Cargo and cruise ships represent 2.6 percent of global emissions and could reach 17 percent by 2050. Nearly all these ships use cheap dirty heavy oil with high sulphur content. International regulations aren’t helpful as they are lax and difficult to enforce. Fortunately, Maersk, the largest container shipping company in the world, has created the conditions for an industry-wide sectoral revolution by setting 2040 as a target to achieve net-zero emissions, requiring all new vessel acquisitions be carbon-neutral and has already ordered 12 green methanol powered ships. Concurrently, many new technological solutions are under development including ones associated with electric, wind and biofuel energy sources. Stringent territorial waters and docking standards, Maersk technological catalysts, financing of emerging remedies, could advance clean technologies quickly. Finally, open-loop scrubbers are widely used as a band-aid to remove sulphur from the exhausts to transfer the pollutants into the sea.
BlackRock, the world’s largest investment firm, has indicated that those that don’t tackle climate change will lose money in 5 years. Some financial institutions have made multi-trillion commitments from now to 2030 to invest in the green economy while still focusing the majority of investments in fossil fuels. Canadian banks are among the global top fossil fuel investors.
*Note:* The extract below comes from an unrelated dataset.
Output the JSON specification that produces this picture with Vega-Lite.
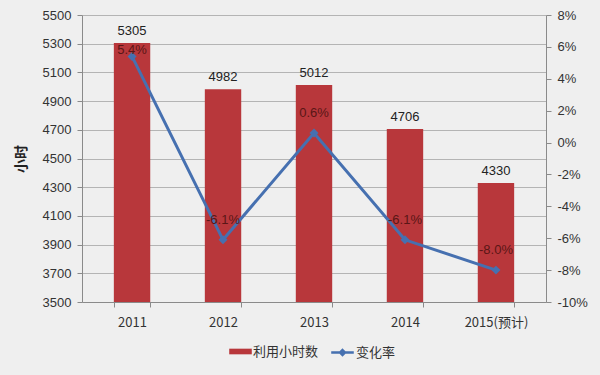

On a global scale, less than 10 percent of plastics are recycled. Plastics are ubiquitous, meaning regulating its use is especially complex. While Canada has only banned a half dozen of single-use plastics, the European Union and China are engaged in a holistic multi-year incremental approach to manage plastic production, distribution, consumption, recycling, disposal and substitution. Accordingly, the actions of these latter jurisdictions will influence global innovation and standards. By comparison, Canada’s plastic initiatives are symbolic greenwashing.